• _Work to be completed_: Show every line of the records below that contains the word "standalone".

• _Input material_:
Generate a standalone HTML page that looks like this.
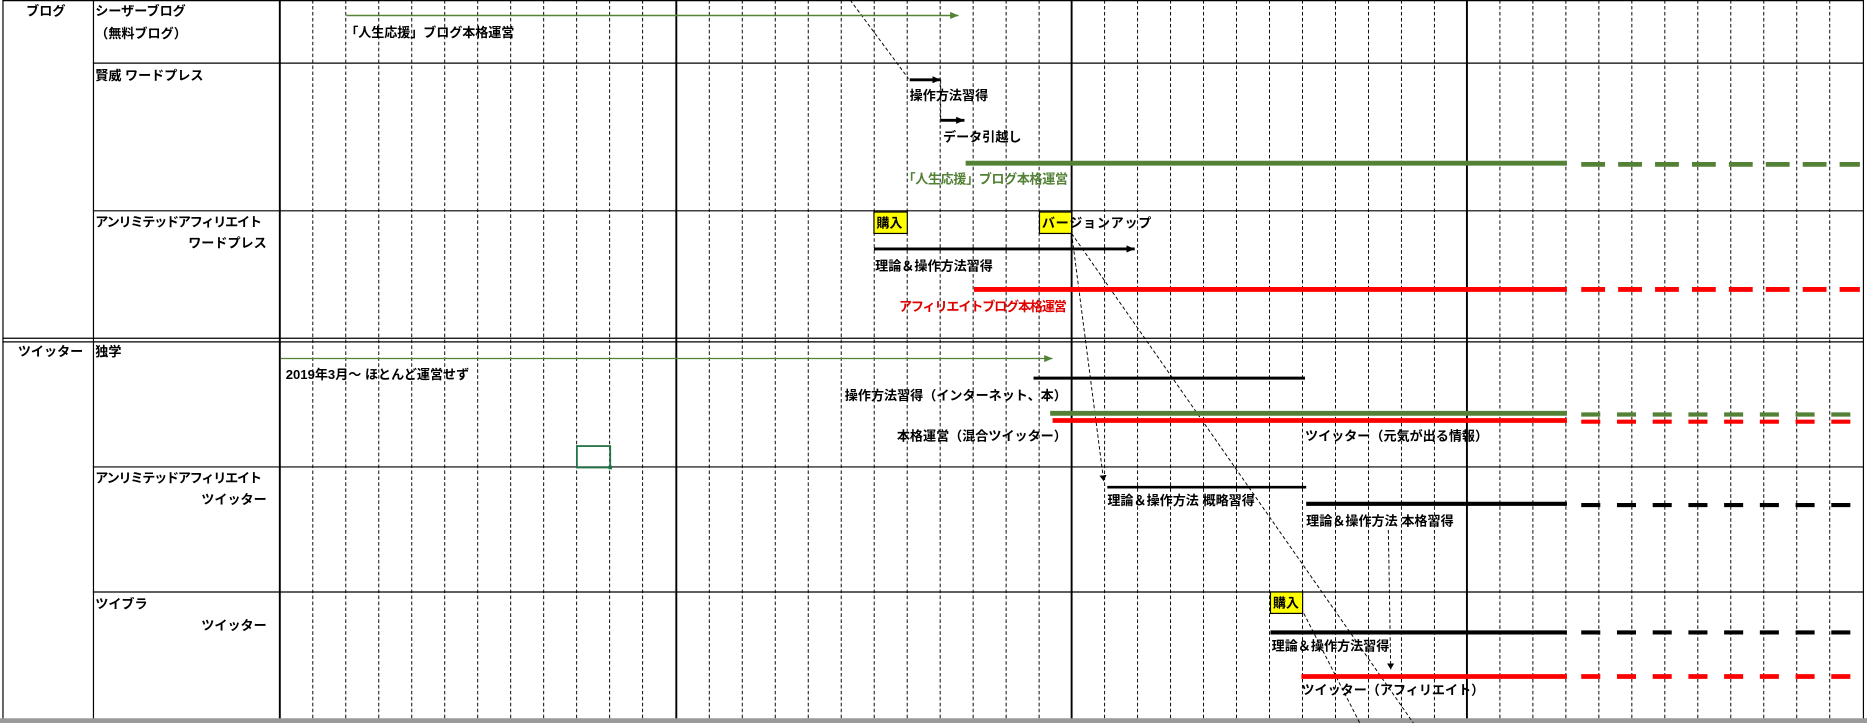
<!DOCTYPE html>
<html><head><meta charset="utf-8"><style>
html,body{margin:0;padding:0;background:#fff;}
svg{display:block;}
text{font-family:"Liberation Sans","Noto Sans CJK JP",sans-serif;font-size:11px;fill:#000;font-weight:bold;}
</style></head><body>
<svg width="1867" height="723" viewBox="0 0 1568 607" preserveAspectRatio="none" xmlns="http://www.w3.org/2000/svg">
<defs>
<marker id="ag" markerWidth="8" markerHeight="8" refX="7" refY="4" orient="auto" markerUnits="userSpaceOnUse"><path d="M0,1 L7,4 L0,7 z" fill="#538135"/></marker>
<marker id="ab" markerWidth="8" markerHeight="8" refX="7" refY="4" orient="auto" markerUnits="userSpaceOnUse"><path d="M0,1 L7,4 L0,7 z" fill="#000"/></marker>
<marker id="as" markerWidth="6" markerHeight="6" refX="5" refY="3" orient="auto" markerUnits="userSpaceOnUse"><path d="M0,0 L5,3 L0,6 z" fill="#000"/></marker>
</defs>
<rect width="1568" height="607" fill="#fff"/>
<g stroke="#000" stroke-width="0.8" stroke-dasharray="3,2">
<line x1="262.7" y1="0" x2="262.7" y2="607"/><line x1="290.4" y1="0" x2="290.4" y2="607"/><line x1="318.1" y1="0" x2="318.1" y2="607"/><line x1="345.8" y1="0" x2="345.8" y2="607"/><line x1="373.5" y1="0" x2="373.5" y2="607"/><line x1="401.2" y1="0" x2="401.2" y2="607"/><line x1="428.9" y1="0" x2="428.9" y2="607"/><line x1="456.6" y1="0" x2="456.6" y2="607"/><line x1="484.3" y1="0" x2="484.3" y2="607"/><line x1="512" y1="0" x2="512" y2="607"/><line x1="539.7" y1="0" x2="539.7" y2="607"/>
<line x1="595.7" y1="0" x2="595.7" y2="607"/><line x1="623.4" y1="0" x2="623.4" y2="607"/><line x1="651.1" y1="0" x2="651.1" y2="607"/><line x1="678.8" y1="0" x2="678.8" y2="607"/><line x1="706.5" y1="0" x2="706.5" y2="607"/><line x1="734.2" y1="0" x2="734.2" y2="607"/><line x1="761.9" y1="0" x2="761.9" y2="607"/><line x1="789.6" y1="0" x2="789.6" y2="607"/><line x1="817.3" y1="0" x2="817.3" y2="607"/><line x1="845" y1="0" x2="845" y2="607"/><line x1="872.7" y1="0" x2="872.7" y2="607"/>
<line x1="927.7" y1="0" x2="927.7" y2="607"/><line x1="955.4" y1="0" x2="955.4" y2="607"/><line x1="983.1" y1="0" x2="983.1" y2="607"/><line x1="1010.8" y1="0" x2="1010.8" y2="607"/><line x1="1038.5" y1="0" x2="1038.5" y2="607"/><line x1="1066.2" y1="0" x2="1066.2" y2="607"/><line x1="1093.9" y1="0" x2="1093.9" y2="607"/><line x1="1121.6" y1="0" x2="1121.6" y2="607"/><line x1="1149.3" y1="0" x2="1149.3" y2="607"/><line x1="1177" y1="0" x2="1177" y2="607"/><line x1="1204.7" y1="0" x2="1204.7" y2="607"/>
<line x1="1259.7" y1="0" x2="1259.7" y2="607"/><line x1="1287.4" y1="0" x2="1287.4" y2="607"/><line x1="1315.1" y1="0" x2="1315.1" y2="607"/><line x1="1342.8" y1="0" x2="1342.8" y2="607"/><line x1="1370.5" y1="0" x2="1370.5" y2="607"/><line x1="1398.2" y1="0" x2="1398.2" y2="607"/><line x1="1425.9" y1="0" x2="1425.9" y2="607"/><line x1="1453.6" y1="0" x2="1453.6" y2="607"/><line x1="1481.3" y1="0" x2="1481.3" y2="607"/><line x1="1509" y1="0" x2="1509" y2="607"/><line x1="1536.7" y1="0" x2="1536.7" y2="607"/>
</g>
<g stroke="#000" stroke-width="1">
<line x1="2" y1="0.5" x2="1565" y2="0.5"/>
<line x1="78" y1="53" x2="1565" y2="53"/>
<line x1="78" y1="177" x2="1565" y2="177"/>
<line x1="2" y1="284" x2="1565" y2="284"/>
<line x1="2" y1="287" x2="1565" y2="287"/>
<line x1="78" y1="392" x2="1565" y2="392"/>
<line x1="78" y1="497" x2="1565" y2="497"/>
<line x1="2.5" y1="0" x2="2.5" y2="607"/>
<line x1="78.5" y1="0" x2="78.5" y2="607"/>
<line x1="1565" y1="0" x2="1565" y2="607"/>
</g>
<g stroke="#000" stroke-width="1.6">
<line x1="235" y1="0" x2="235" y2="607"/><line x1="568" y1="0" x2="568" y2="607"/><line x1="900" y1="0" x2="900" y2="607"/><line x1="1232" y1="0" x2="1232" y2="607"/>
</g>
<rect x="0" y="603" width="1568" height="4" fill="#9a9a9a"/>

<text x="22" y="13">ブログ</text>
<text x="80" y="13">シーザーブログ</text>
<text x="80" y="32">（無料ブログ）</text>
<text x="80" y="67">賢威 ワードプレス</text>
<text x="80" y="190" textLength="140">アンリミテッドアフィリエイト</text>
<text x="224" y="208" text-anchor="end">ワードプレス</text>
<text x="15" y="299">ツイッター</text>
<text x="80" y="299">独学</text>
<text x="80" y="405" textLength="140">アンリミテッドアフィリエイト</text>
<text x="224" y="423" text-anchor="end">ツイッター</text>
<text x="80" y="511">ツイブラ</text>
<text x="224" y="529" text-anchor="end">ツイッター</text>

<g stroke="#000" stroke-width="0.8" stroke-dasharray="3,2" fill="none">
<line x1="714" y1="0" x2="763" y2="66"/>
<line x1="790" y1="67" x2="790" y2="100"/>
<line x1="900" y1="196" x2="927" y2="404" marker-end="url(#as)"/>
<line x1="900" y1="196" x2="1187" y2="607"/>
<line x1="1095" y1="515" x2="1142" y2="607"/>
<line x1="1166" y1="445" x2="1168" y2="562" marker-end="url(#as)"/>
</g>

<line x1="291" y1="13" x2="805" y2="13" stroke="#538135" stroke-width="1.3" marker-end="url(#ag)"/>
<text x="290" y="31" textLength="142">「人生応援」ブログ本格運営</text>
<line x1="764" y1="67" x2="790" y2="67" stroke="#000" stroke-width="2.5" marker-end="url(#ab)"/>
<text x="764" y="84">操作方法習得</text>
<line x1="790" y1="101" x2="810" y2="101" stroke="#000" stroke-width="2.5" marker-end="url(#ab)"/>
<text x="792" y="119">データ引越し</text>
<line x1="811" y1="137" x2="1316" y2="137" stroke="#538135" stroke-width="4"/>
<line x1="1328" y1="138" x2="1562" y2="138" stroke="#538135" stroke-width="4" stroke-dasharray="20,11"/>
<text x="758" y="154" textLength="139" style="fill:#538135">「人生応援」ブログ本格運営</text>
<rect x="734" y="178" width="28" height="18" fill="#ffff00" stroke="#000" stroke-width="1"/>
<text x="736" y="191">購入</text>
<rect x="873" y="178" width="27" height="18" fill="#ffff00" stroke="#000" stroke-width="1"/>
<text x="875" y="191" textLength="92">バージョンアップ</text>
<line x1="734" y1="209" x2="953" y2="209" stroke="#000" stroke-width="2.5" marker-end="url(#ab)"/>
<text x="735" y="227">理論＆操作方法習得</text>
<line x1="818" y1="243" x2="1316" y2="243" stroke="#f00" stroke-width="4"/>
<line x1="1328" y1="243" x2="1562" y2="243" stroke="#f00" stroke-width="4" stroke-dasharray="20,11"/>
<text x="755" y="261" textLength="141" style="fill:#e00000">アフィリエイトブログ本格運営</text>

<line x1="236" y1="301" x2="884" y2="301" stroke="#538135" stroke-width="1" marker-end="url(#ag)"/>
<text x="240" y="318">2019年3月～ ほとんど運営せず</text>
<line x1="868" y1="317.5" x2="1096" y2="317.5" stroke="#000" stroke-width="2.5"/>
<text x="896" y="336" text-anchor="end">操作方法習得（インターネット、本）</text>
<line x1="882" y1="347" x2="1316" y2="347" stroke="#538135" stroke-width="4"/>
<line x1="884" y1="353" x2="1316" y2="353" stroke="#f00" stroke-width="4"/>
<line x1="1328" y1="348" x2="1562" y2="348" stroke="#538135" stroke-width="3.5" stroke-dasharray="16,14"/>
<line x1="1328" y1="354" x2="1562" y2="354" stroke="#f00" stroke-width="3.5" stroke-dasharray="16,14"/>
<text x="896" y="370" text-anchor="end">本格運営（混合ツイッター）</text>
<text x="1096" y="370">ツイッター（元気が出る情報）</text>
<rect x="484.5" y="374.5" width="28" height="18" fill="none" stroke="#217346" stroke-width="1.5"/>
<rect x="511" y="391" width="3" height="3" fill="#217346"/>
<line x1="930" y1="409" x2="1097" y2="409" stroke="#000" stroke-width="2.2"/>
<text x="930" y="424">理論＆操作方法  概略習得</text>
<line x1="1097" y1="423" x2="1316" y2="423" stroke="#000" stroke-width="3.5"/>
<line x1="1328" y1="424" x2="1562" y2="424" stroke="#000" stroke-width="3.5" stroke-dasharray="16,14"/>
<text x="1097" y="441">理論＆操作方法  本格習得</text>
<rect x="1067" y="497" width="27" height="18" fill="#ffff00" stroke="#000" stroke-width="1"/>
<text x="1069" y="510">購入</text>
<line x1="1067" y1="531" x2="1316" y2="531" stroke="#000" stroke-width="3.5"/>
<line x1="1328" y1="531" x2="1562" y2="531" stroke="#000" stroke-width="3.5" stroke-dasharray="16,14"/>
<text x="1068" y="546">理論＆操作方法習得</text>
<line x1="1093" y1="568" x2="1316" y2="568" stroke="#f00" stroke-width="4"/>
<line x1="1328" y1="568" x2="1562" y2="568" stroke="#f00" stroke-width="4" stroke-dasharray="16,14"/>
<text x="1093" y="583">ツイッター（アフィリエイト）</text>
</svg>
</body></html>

---

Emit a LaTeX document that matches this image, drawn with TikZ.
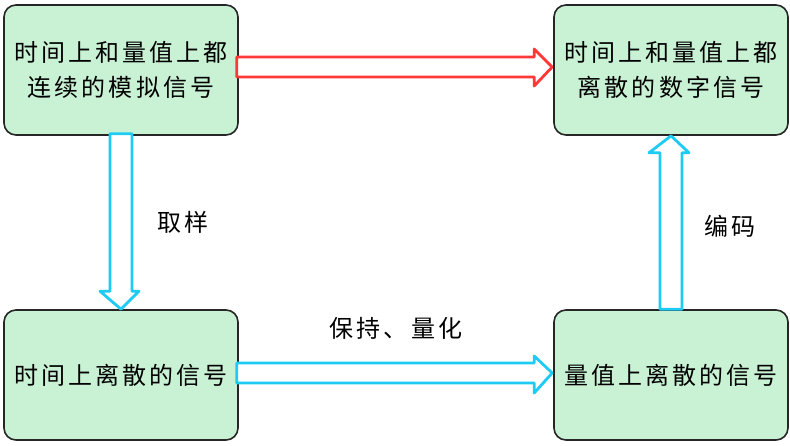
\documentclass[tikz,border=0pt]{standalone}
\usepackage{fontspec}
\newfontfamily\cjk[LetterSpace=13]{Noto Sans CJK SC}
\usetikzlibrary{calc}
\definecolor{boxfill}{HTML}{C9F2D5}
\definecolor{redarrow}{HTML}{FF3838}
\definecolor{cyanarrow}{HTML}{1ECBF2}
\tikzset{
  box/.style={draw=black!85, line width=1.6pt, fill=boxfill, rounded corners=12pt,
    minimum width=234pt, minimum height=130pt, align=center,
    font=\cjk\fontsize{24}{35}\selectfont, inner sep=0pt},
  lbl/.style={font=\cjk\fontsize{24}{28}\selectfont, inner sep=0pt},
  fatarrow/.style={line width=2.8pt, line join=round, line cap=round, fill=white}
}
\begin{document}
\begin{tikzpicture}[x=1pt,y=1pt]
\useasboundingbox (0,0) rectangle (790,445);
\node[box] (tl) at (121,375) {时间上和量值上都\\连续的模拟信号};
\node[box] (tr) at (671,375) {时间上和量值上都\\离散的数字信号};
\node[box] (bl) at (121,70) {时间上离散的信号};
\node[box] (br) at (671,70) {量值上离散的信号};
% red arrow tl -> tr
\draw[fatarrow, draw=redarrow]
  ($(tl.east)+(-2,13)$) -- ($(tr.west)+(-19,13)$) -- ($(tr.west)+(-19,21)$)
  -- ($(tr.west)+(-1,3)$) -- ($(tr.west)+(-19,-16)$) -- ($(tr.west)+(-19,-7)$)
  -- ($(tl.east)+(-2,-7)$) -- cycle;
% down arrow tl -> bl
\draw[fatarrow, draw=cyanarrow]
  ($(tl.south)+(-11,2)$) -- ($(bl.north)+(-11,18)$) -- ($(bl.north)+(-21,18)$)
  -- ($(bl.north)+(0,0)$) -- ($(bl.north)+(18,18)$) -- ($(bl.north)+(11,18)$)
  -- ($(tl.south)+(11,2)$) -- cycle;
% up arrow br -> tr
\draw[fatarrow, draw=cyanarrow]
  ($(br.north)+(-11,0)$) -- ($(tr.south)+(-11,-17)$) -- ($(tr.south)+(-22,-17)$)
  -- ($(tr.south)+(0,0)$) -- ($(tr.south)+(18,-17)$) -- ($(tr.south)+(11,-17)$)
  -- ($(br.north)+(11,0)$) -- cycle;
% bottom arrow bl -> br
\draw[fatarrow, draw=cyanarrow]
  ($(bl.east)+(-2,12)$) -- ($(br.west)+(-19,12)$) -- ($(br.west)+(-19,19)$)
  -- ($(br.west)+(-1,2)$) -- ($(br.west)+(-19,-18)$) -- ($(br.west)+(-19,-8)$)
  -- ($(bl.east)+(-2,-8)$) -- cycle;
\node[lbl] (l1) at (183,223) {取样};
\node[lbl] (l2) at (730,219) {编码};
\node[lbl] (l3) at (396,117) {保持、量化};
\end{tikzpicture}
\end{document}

• _Completed task_:
Generate a standalone HTML page that looks like this.
\documentclass[tikz,border=0pt]{standalone}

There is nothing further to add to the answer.